As you will certainly be aware, there has been a great deal of media coverage recently regarding the funding crisis in schools culminating in the head teachers’ march on Downing Street last month to highlight the problem. Woodroffe has always managed to set a balanced budget - and will probably be able to do so again next year - but there is no escaping the fact that schools are desperately short of money. The Secretary of State for Education regularly points out that more money is going in to education than ever before, but he conveniently ignores factors such as inflation and rising pupil numbers. In fact, education funding has declined year on year and now means that schools are resorting to drastic measures to keep afloat.

The UK Statistics Authority has had cause to write to the Department for Education with concerns about its use of data on four occasions in the past year. David Norgrove, the head of the authority, said, ‘I regret that the Department for Education still does not yet appear to have resolved the issues with its use of statistics.’ The most recent occasion was when the DofE boasted that the UK was one of the countries in the world that spends the most on schools, omitting to point out that it had included university fees and fees for private education in its calculations.

Here are some facts:

  • There has been an 8% real terms cut to school budgets since 2010 (Source: Institute for Fiscal Studies)
  • A 20% real terms cut to post 16 budgets since 2010 (Source: Institute for Fiscal Studies)
  • There are well over half a million more pupils in schools since 2010 (Source: Department for Education)
  • The Government has missed its own teacher recruitment targets for six years running (Source: Department for Education)
  • "It must already be a concern that as little as half of GCSE maths teachers have a maths or sciences degree.” (David Laws, independent Education Policy Institute – Aug 2018)
  • Compared to last year, we have 2,800 fewer Teaching Assistants in our schools. (Source: DFE statistical release “Schools workforce Nov 2017”)
  • Compared to last year, we have 5,400 fewer teachers in our schools (Source: DFE statistical release “Schools workforce Nov 2017”)
  • Compared to last year, we have 2,600 fewer support staff in our schools (Source: DFE statistical release “Schools workforce Nov 2017”)

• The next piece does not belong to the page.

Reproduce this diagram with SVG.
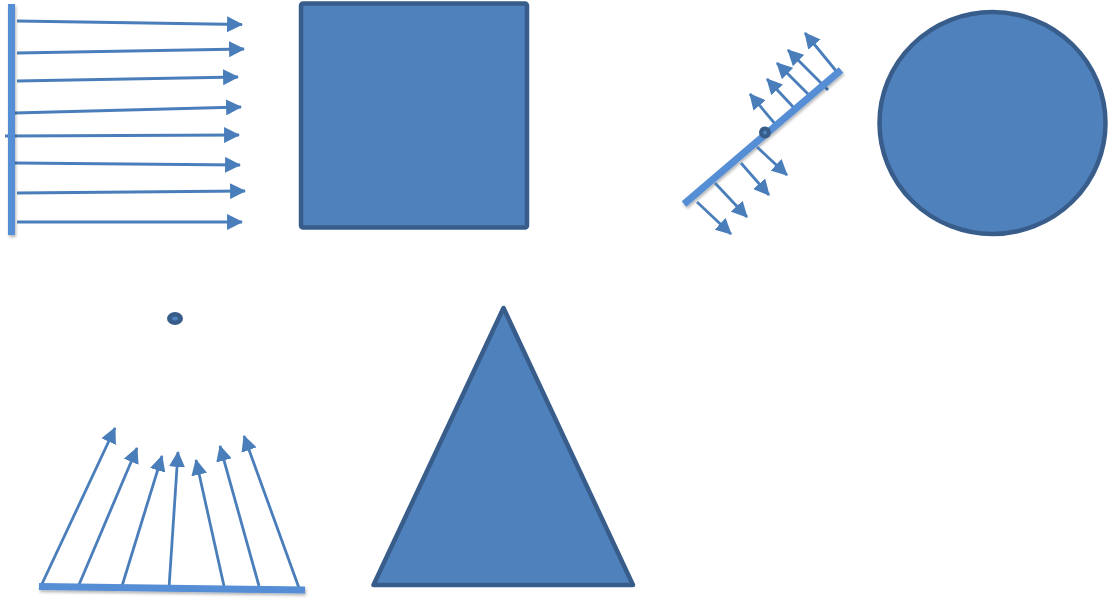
<svg xmlns="http://www.w3.org/2000/svg" width="1114" height="599" viewBox="0 0 1114 599">
<style>
.arr{stroke:#4a7ebb;stroke-width:2.8;fill:none;marker-end:url(#ah)}
.bar{stroke:#558ed5;stroke-width:7;fill:none;filter:url(#sh)}
.shape{fill:#4f81bd;stroke:#385d8a;stroke-width:4.5;stroke-linejoin:round}
</style>
<defs>
<marker id="ah" markerUnits="userSpaceOnUse" markerWidth="16" markerHeight="16" refX="14" refY="7.5" orient="auto" viewBox="0 0 15 15">
<path d="M0,0 L15,7.5 L0,15 z" fill="#4a7ebb"/>
</marker>
<filter id="sh" filterUnits="userSpaceOnUse" x="0" y="0" width="1114" height="599">
<feDropShadow dx="1" dy="2" stdDeviation="1.5" flood-color="#000" flood-opacity="0.3"/>
</filter>
</defs>
<rect width="1114" height="599" fill="#fff"/>

<g id="parallel-rays">
<line class="arr" x1="17" y1="21" x2="242" y2="24.5"/>
<line class="arr" x1="17" y1="53" x2="244" y2="49"/>
<line class="arr" x1="17" y1="81" x2="238" y2="77"/>
<line class="arr" x1="15" y1="113" x2="241" y2="107"/>
<line class="arr" x1="5" y1="136" x2="239" y2="135"/>
<line class="arr" x1="15" y1="163" x2="240" y2="165"/>
<line class="arr" x1="17" y1="193" x2="245" y2="191"/>
<line class="arr" x1="17" y1="222" x2="242" y2="222"/>
<line class="bar" x1="11.5" y1="4" x2="11.5" y2="235"/>
</g>

<g id="square">
<rect class="shape" x="301" y="3.5" width="226" height="224" rx="2"/>
</g>

<g id="tilted-rays">
<line class="arr" x1="776" y1="125" x2="750" y2="94"/>
<line class="arr" x1="796" y1="110" x2="767" y2="79"/>
<line class="arr" x1="812" y1="98" x2="777" y2="63"/>
<line class="arr" x1="828" y1="90" x2="788" y2="50"/>
<line class="arr" x1="837" y1="72" x2="805" y2="33"/>
<line class="bar" x1="684" y1="204" x2="841" y2="70"/>
<line class="arr" x1="757" y1="147" x2="787" y2="175"/>
<line class="arr" x1="741" y1="163" x2="769" y2="195"/>
<line class="arr" x1="715" y1="183" x2="747" y2="217"/>
<line class="arr" x1="697" y1="202" x2="731" y2="234"/>
<circle cx="765" cy="132.5" r="6" fill="#385d8a"/>
<circle cx="765" cy="132.5" r="2" fill="#4f81bd"/>
</g>

<g id="circle">
<ellipse class="shape" cx="992.5" cy="123" rx="113" ry="111"/>
</g>

<g id="point-source">
<ellipse cx="175" cy="318.5" rx="8" ry="6.5" fill="#385d8a"/>
<ellipse cx="175" cy="318.5" rx="3" ry="2" fill="#4f81bd"/>
</g>

<g id="converging-rays">
<line class="arr" x1="41" y1="586" x2="115" y2="428"/>
<line class="arr" x1="78" y1="587" x2="137" y2="448"/>
<line class="arr" x1="122" y1="586" x2="162" y2="456"/>
<line class="arr" x1="169" y1="588" x2="178" y2="452"/>
<line class="arr" x1="224" y1="586" x2="196" y2="460"/>
<line class="arr" x1="259" y1="586" x2="220" y2="446"/>
<line class="arr" x1="299" y1="588" x2="244" y2="436"/>
<line class="bar" x1="39" y1="586.5" x2="305" y2="590"/>
</g>

<g id="triangle">
<polygon class="shape" points="503.5,308 373.5,585 633,585"/>
</g>
</svg>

It is against this background that the success of The Woodroffe School has to be measured. Despite the fact that Dorset is one of the worst funded local authorities in the country, we have managed to stay afloat financially. Not only that, we continue to top the league tables in virtually every category. Our staff are specialists and highly skilled, and the school continues to grow and flourish.

As always, a glance through this edition of Rough Notes, sums up the success of the school. Put simply, it’s a great place to be.